Elizabeth Peters's Die for Love, third book in her entertaining Jacqueline Kirby series about a college librarian, is set at a New York City convention for historical romance writers and their fans. The enterprising Kirby wants an escape from Nebraska, so she travels to New York for this convention, where she poses as an author so she can write off the trip on her tax return. When a murder takes place, the always-curious Kirby feels compelled to investigate despite the warnings of a very attractive cop. D'oh!



Listening to the Righteous Brothers always makes me sing in the shower. I'd be curious to know if  "You've Lost That Loving Feeling" inspires you in that way, too. Maybe you'll feel inspired to read one of these books about love that's wandered away.

Dick Lochte's hardboiled novel Sleeping Dog is teeming with lost love and the just plain lost. The narrative alternates between Serendipity Dahlquist, the teenage granddaughter of a Los Angeles soap star, who prides herself on her worldiness and intelligence, and a tired but dedicated ex-cop turned private detective named Leo Bloodworth, aka "The Bloodhound." Serendipity is referred to Bloodworth when her dog Groucho is stolen, but they have barely met before Bloodworth's smarmy office mate is murdered.
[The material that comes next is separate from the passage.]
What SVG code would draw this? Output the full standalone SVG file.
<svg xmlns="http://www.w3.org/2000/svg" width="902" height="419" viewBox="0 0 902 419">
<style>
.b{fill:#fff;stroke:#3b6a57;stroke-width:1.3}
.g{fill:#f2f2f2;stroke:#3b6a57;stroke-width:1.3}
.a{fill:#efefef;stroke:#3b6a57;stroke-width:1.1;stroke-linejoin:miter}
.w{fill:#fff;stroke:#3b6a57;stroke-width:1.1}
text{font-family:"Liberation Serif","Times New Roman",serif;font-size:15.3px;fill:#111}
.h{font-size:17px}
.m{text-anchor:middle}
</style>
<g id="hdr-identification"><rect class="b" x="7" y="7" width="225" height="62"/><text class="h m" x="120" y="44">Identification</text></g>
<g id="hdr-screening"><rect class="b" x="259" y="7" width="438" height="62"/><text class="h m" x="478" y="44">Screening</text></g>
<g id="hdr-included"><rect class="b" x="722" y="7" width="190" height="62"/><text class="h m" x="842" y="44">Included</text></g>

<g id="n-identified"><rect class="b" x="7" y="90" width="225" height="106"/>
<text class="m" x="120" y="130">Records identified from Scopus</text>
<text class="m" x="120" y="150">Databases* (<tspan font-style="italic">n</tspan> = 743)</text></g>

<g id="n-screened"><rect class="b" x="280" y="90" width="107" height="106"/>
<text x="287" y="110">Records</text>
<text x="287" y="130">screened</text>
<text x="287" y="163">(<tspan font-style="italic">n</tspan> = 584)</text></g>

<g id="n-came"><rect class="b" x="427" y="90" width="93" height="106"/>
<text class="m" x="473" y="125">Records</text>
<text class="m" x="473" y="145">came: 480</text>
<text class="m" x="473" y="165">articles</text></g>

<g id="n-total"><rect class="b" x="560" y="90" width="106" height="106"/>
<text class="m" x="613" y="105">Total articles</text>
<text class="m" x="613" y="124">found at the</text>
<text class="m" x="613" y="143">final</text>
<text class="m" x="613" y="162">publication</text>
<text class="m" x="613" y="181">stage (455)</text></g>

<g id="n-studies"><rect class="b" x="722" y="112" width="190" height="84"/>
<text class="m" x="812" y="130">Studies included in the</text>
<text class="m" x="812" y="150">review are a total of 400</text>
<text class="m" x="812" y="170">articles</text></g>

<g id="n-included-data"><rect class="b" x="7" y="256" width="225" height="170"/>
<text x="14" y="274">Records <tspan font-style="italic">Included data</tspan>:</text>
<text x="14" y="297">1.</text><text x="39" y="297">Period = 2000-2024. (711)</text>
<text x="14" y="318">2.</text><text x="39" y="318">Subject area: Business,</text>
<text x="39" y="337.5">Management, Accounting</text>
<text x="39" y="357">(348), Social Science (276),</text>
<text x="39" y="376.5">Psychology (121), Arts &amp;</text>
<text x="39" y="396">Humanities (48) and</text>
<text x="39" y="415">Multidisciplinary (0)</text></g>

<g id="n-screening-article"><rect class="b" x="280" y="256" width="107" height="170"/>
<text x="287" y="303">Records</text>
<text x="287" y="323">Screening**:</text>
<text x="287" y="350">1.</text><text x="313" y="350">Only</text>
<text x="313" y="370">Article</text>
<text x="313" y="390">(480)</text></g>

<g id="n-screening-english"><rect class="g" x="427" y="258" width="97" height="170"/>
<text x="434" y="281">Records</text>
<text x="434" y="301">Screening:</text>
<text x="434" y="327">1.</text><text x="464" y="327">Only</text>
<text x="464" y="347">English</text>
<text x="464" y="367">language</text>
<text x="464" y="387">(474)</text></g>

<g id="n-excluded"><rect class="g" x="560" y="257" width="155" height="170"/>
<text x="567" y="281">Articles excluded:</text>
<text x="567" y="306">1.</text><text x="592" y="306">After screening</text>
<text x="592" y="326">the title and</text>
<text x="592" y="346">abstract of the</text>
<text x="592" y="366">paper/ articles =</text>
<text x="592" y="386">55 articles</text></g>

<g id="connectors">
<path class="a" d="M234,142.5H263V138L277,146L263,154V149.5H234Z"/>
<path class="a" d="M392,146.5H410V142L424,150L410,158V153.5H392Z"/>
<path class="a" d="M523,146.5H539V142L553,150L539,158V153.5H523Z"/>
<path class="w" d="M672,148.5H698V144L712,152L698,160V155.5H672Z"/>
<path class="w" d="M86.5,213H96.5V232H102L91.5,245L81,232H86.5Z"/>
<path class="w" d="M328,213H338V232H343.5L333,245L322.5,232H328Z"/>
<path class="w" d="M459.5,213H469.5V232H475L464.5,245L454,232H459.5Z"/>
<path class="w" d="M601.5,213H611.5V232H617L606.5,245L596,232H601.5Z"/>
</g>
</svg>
The two mismatched sleuths set off on a complicated trail. (Note: there is some material in this book that is painful reading for animal lovers, but I read it with a hand over one eye and the other eye half closed, and I survived.)
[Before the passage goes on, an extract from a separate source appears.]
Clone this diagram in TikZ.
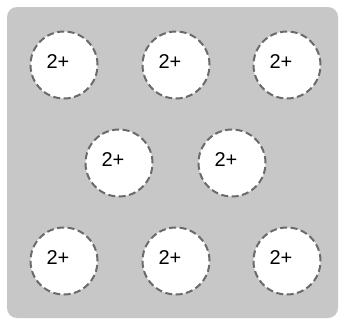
\documentclass[tikz,border=0pt]{standalone}
\usepackage{fontspec}
\setmainfont{Liberation Sans}
\begin{document}
\begin{tikzpicture}[x=1pt,y=-1pt,
  ion/.style={circle,draw=black!58,fill=white,line width=2pt,dash pattern=on 7pt off 3.5pt,minimum size=67pt,inner sep=0pt},
  lbl/.style={font=\fontsize{20}{20}\selectfont,inner sep=0pt}]
\useasboundingbox (0,0) rectangle (342,322);
\fill[white] (0,0) rectangle (342,322);
\fill[black!22,rounded corners=10pt] (7,7) rectangle (338,318);
\foreach \n/\x/\y in {a/64/65,b/176/65,c/287/65,d/119/163,e/232/163,f/64/261,g/176/261,h/287/261}{
  \node[ion] (\n) at (\x,\y) {};
  \node[lbl] (\n t) at ([shift={(-6,-3)}]\n.center) {2+};
}
\end{tikzpicture}
\end{document}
Drink to Yesterday by Manning Coles opens at a coroner's inquest in a small town in Hampshire, England, on July 19, 1924. A well-liked garage proprietor has been found dead in his home. After the jury reaches its verdict, the story looks back at Chappell's School in the spring of 1914, where a pump and some rubber tubing have been sitting in a lab for simply ages, just waiting to be used by some bored school boys to inject air into the gas line that lights their school. During the months that follow, teachers and staff disappear into the war effort, and one of the gas-line pranksters follows as well. The result is a grim, realistic story set behind German lines in 1941, but told in such a graceful way that it is a bittersweet pleasure to read. The spies are casual about their braveness, but they are very brave indeed. The people back home who love them need to be brave, too, because as Tommy Hambledon tells his young recruit, "Once the job has taken hold you'll find that nothing else in life has any kick in it, and apart from the job you're dead. Neither the fields of home nor the arts of peace nor the love of women will suffice." Being a spy can be heart breaking, and we're not talking about James Bond here.
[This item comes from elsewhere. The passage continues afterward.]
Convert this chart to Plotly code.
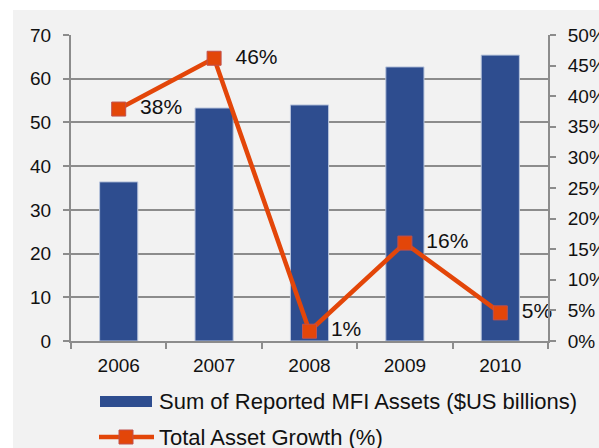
import plotly.graph_objects as go

years = ["2006", "2007", "2008", "2009", "2010"]
assets = [36.4, 53.3, 54.0, 62.7, 65.4]
growth = [38, 46, 1, 16, 5]
growth_pos = [37.9, 46.2, 1.6, 16.0, 4.6]

bar_name = "Sum of Reported MFI Assets ($US billions)"
line_name = "Total Asset Growth (%)"

BAR_COLOR = "#2e4d8f"
LINE_COLOR = "#e34609"
AXIS_GRAY = "#8c8c8c"

fig = go.Figure()

fig.add_trace(go.Bar(
    x=years, y=assets, name=bar_name,
    marker=dict(color=BAR_COLOR, line=dict(color="#b8c4dc", width=1)),
    yaxis="y",
))

fig.add_trace(go.Scatter(
    x=years, y=growth_pos, name=line_name, yaxis="y2",
    mode="lines+markers+text",
    line=dict(color=LINE_COLOR, width=4.5),
    marker=dict(symbol="square", size=14, color=LINE_COLOR,
                line=dict(color="#c0504d", width=1)),
    text=["\u00a0\u00a0" + f"{g}%" for g in growth],
    textposition="middle right",
    textfont=dict(size=21, color="#111111"),
    cliponaxis=False,
))

# positions for the background panel and the hand-made legend,
# given in the reference's pixel grid
def px_x(px):
    return (px - 71) / 477

def px_y(py):
    return (341 - py) / 306

shapes = [
    dict(type="rect", xref="paper", yref="paper",
         x0=px_x(13), x1=px_x(600), y0=px_y(449), y1=px_y(10),
         fillcolor="#f2f2f2", line=dict(width=0), layer="below"),
    dict(type="rect", xref="paper", yref="paper",
         x0=px_x(100), x1=px_x(152), y0=px_y(407), y1=px_y(396),
         fillcolor=BAR_COLOR, line=dict(width=0)),
    dict(type="line", xref="paper", yref="paper",
         x0=px_x(99), x1=px_x(154), y0=px_y(437), y1=px_y(437),
         line=dict(color=LINE_COLOR, width=4.5)),
    dict(type="rect", xref="paper", yref="paper",
         x0=px_x(119), x1=px_x(133), y0=px_y(444), y1=px_y(430),
         fillcolor=LINE_COLOR, line=dict(color="#c0504d", width=1)),
]

annotations = [
    dict(text=bar_name, xref="paper", yref="paper", x=px_x(157), y=px_y(401),
         xanchor="left", yanchor="middle", showarrow=False, font=dict(size=22)),
    dict(text=line_name, xref="paper", yref="paper", x=px_x(157), y=px_y(437),
         xanchor="left", yanchor="middle", showarrow=False, font=dict(size=22)),
]

fig.update_layout(
    width=599, height=448,
    margin=dict(l=71, r=51, t=35, b=107, autoexpand=False),
    paper_bgcolor="white",
    plot_bgcolor="#f2f2f2",
    font=dict(family="Liberation Sans, Arial, sans-serif", size=18, color="#111111"),
    bargap=0.6,
    showlegend=False,
    shapes=shapes,
    annotations=annotations,
    xaxis=dict(type="category", showline=True, linecolor=AXIS_GRAY, linewidth=2,
               ticks="outside", tickson="boundaries", ticklen=6, tickcolor=AXIS_GRAY,
               tickwidth=2, showgrid=False, tickfont=dict(size=19),
               ticklabelstandoff=6),
    yaxis=dict(range=[0, 70], dtick=10, showgrid=True, gridcolor=AXIS_GRAY,
               gridwidth=2, showline=True, linecolor=AXIS_GRAY, linewidth=2,
               ticks="outside", ticklen=6, tickcolor=AXIS_GRAY, tickwidth=2,
               zeroline=False, tickfont=dict(size=19), ticklabelstandoff=8),
    yaxis2=dict(range=[0, 50], dtick=5, overlaying="y", side="right",
                showgrid=False, showline=True, linecolor=AXIS_GRAY, linewidth=2,
                ticks="outside", ticklen=6, tickcolor=AXIS_GRAY, tickwidth=2,
                ticksuffix="%", zeroline=False, tickfont=dict(size=19),
                ticklabelstandoff=8),
)

fig.write_html(
    "out.html",
    config={"displayModeBar": False},
    post_script="document.body.style.margin='0';document.body.style.overflow='hidden';",
)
What would crime fiction be without dangerous women who need a man's help? Ask private eye Sam Spade in Dashiell Hammett's The Maltese Falcon, insurance salesman Walter Neff in James M. Cain's Double Indemnity or Korean-American investigator Allen Choice in Leonard Chang's Fade to Clear. In the first Allen Choice book, Over the Shoulder, San Jose Sentinel reporter Linda Maldonado saw Choice through a horrific sequence of events, including his being framed for murder. The two became lovers, but then Linda called it off. Now, in Fade to Clear, the intriguing third book, she tells Choice her nine-year-old niece has been kidnapped by the girl's father, Frank Staunton, who is in the middle of a divorce from Linda's sister. The father and daughter have disappeared. Will Choice help? This is trouble all around for Choice, since Staunton is a real badass, Choice's current girlfriend will not appreciate his involvement in Linda's case, and Linda herself presents a problem. But Choice doesn't have a choice. (Oh come on, you completely saw that coming!) This is no place for a discussion of fate and free will. The point is, for better or worse, Choice doesn't stop thinking in Fade to Clear.

Now that we've whetted your appetite for some crime fiction involving love and warned you about the approach of Valentine's Day, you can't say that you don't see it coming TOMORROW. Don't forget your sweetie, family, pets, friends, and the people at work who make it bearable. You can be nice tomorrow. Today, after your Valentine's Day preparations are finished, you can kiss it all off by treating yourself to a nice book about crime.